• Great Self-Study Conversation Technique: Not an Oxymoron

transcribing

Self-study conversation technique

When I was living in Japan and in Africa, I occasionally met a non-native English speaker who spoke almost fluent English with clear pronunciation, natural intonation and mature vocabulary and had great listening skills.  Naturally, I assumed that they must have spent time in an English-speaking country or had English-speaking friends or a tutor, but all of them told me that they had never left their country and had little contact with English speakers.  However, I soon learned that all of them had one thing in common: each of them had developed their oral skills through one fairly simple technique.

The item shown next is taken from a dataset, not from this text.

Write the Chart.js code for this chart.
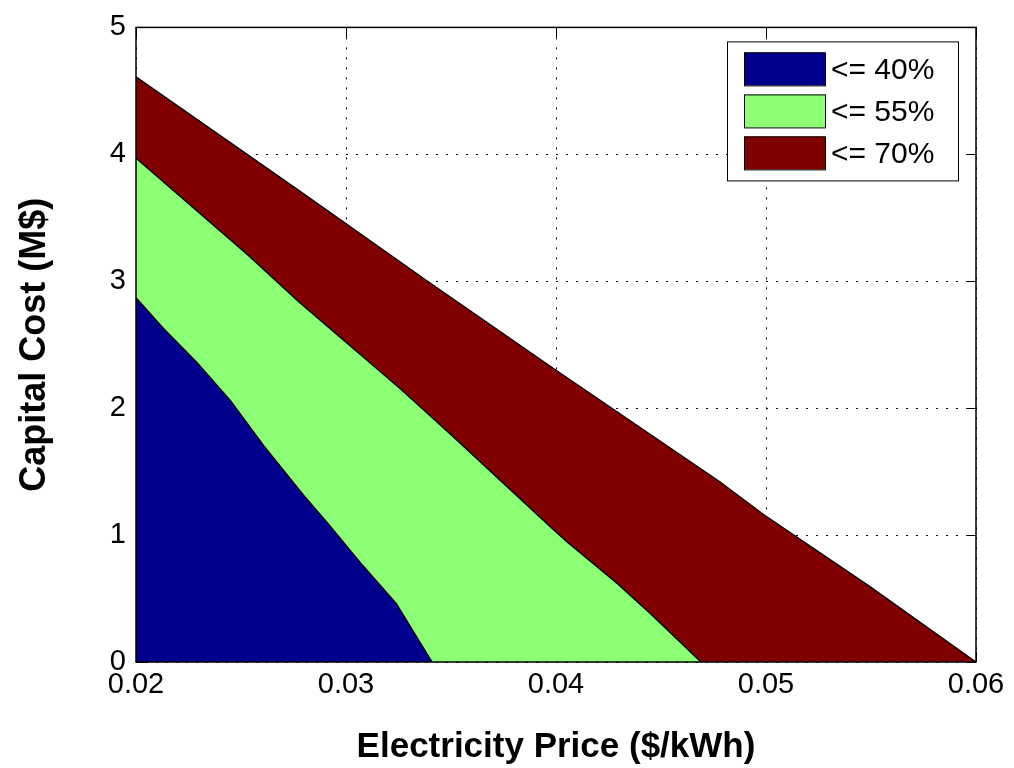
<!DOCTYPE html>
<html>
<head>
<meta charset="utf-8">
<title>Capital Cost vs Electricity Price</title>
<script src="https://cdn.jsdelivr.net/npm/chart.js@4.4.1/dist/chart.umd.min.js"></script>
<style>
    html, body { margin: 0; padding: 0; background: #fff; }
    .chart-container { width: 1014px; height: 768px; position: relative; }
</style>
</head>
<body>

<div class="chart-container">
    <canvas id="chart"></canvas>
</div>

<script>

// contour boundaries (x = $/kWh, y = M$)
const blueX = [ 0.02, 0.0213, 0.0229, 0.0245, 0.0261, 0.028, 0.0292, 0.0308, 0.0324, 0.0341 ];
const blueY = [ 2.87, 2.63, 2.36, 2.06, 1.70, 1.31, 1.08, 0.76, 0.46, 0 ];

const greenX = [ 0.02, 0.0253, 0.0278, 0.0326, 0.035, 0.0397, 0.0405, 0.0429, 0.0445, 0.0469 ];
const greenY = [ 3.97, 3.21, 2.83, 2.15, 1.79, 1.07, 0.95, 0.62, 0.38, 0 ];

const redX = [ 0.02, 0.0278, 0.0338, 0.0399, 0.0478, 0.0499, 0.0549, 0.06 ];
const redY = [ 4.61, 3.71, 3.01, 2.31, 1.42, 1.16, 0.60, 0 ];

const seriesLabels = [ '<= 40%', '<= 55%', '<= 70%' ];

const xTicks = [ 0.02, 0.03, 0.04, 0.05, 0.06 ];
const xTickLabels = [ '0.02', '0.03', '0.04', '0.05', '0.06' ];
const yTicks = [ 0, 1, 2, 3, 4, 5 ];
const yTickLabels = [ '0', '1', '2', '3', '4', '5' ];

const FONT = 'Arial, "Liberation Sans", sans-serif';

function toPoints ( xs, ys ) {
    return xs.map( ( x, i ) => ( { x, y: ys[ i ] } ) );
}

// matlab style frame: inward ticks under the patches, box on top
const framePlugin = {
    id: 'frame',
    beforeDatasetsDraw ( chart ) {
        const { ctx, chartArea: a, scales } = chart;
        const len = 10;
        ctx.save();
        ctx.strokeStyle = '#000';
        ctx.lineWidth = 1;
        ctx.beginPath();
        scales.x.ticks.forEach( t => {
            const px = Math.round( scales.x.getPixelForValue( t.value ) ) + 0.5;
            ctx.moveTo( px, a.bottom ); ctx.lineTo( px, a.bottom - len );
            ctx.moveTo( px, a.top ); ctx.lineTo( px, a.top + len );
        } );
        scales.y.ticks.forEach( t => {
            const py = Math.round( scales.y.getPixelForValue( t.value ) ) + 0.5;
            ctx.moveTo( a.left, py ); ctx.lineTo( a.left + len, py );
            ctx.moveTo( a.right, py ); ctx.lineTo( a.right - len, py );
        } );
        ctx.stroke();
        ctx.restore();
    },
    afterDatasetsDraw ( chart ) {
        const { ctx, chartArea: a } = chart;
        ctx.save();
        ctx.strokeStyle = '#000';
        ctx.lineWidth = 1.5;
        ctx.strokeRect( a.left, a.top, a.right - a.left, a.bottom - a.top );
        ctx.restore();
    }
};

// legend box inside the axes, top right
const boxLegendPlugin = {
    id: 'boxLegend',
    afterDraw ( chart ) {
        const { ctx, chartArea: a } = chart;
        const w = 231, h = 139;
        const left = a.right - 18 - w;
        const top = a.top + 14;
        ctx.save();
        ctx.fillStyle = '#fff';
        ctx.fillRect( left, top, w, h );
        ctx.strokeStyle = '#000';
        ctx.lineWidth = 1;
        ctx.strokeRect( left + 0.5, top + 0.5, w, h );
        ctx.font = '30px ' + FONT;
        ctx.textBaseline = 'middle';
        chart.data.datasets.forEach( ( ds, i ) => {
            const sy = top + 11 + i * 42;
            ctx.fillStyle = ds.backgroundColor;
            ctx.fillRect( left + 17, sy, 81, 33 );
            ctx.strokeStyle = '#000';
            ctx.strokeRect( left + 17.5, sy + 0.5, 81, 33 );
            ctx.fillStyle = '#000';
            ctx.fillText( ds.label, left + 104, sy + 18 );
        } );
        ctx.restore();
    }
};

document.addEventListener( 'DOMContentLoaded', function () {

    Chart.defaults.animation = false;
    Chart.defaults.responsive = true;
    Chart.defaults.maintainAspectRatio = false;
    Chart.defaults.font.family = FONT;
    Chart.defaults.color = '#000';

    const common = {
        showLine: true,
        fill: 'origin',
        pointRadius: 0,
        pointHoverRadius: 0,
        borderColor: '#000',
        borderWidth: 1.3,
        tension: 0
    };

    new Chart( document.getElementById( 'chart' ), {
        type: 'scatter',
        data: {
            datasets: [ {
                ...common,
                label: seriesLabels[ 0 ],
                data: toPoints( blueX, blueY ),
                backgroundColor: '#00008c'
            }, {
                ...common,
                label: seriesLabels[ 1 ],
                data: toPoints( greenX, greenY ),
                backgroundColor: '#8cff74'
            }, {
                ...common,
                label: seriesLabels[ 2 ],
                data: toPoints( redX, redY ),
                backgroundColor: '#800000'
            } ]
        },
        options: {
            layout: { padding: { top: 22, right: 38, bottom: 0, left: 0 } },
            plugins: {
                legend: { display: false },
                tooltip: { enabled: false }
            },
            scales: {
                x: {
                    type: 'linear',
                    min: 0.02, max: 0.06,
                    afterBuildTicks: s => { s.ticks = xTicks.map( v => ( { value: v } ) ); },
                    afterFit: s => { s.height = 106; },
                    ticks: {
                        font: { size: 29 },
                        padding: 6,
                        maxRotation: 0,
                        callback: ( v, i ) => xTickLabels[ i ]
                    },
                    grid: { color: '#000', lineWidth: 1, drawTicks: false },
                    border: { display: false, dash: [ 2, 8 ] },
                    title: {
                        display: true,
                        text: 'Electricity Price ($/kWh)',
                        font: { size: 35, weight: 'bold' },
                        padding: { top: 0, bottom: 0 }
                    }
                },
                y: {
                    type: 'linear',
                    min: 0, max: 5,
                    afterBuildTicks: s => { s.ticks = yTicks.map( v => ( { value: v } ) ); },
                    afterFit: s => { s.width = 136; },
                    ticks: {
                        font: { size: 29 },
                        padding: 10,
                        callback: ( v, i ) => yTickLabels[ i ]
                    },
                    grid: { color: '#000', lineWidth: 1, drawTicks: false },
                    border: { display: false, dash: [ 2, 8 ] },
                    title: {
                        display: true,
                        text: 'Capital Cost (M$)',
                        font: { size: 36, weight: 'bold' },
                        padding: { top: 13, bottom: 0 }
                    }
                }
            }
        },
        plugins: [ framePlugin, boxLegendPlugin ]
    } );

} );

</script>
</body>
</html>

The technique involved taking a recording in English and transcribing it.  However, there were some informal “rules” that they all had discovered on their own.

1) The recordings could be a monolog or dialog, but they tried to avoid speakers who used a lot of slang or spoke too fast.

2) It was important that they actually wrote down as much as they could understand.  According to them, just listening to a recording or watching a movie with English subtitles had little positive effect on their skill development.

3) As they were listening, they would frequently stop the recording in order to transcribe what they heard.  If there were words that they couldn’t understand or hear clearly, they just skipped those in their transcription.

4) They tried to do this consistently but the amount of time varied from 20 minutes a day to an hour four or five times a week.

Some of them found an interesting side benefit from this technique.  If there was a word or sentence in the recording that they couldn’t quite understand, when they had a chance they asked a native-speaker to help them with just those parts.  They found that this was a good way to meet native-speakers.  In fact, one of them met his American girlfriend this way.

Even though I am now teaching in the U.S. where my students are surrounded by native speakers, many of them are still hesitant to interact with Americans because they feel their oral skills are too weak.  They are worried that they won’t be able to keep up the conversation or that the American interlocutor will soon get tired of speaking “special English” with them.  So even here in the U.S., I’ve shared this technique with my students.  And the results have been quite impressive.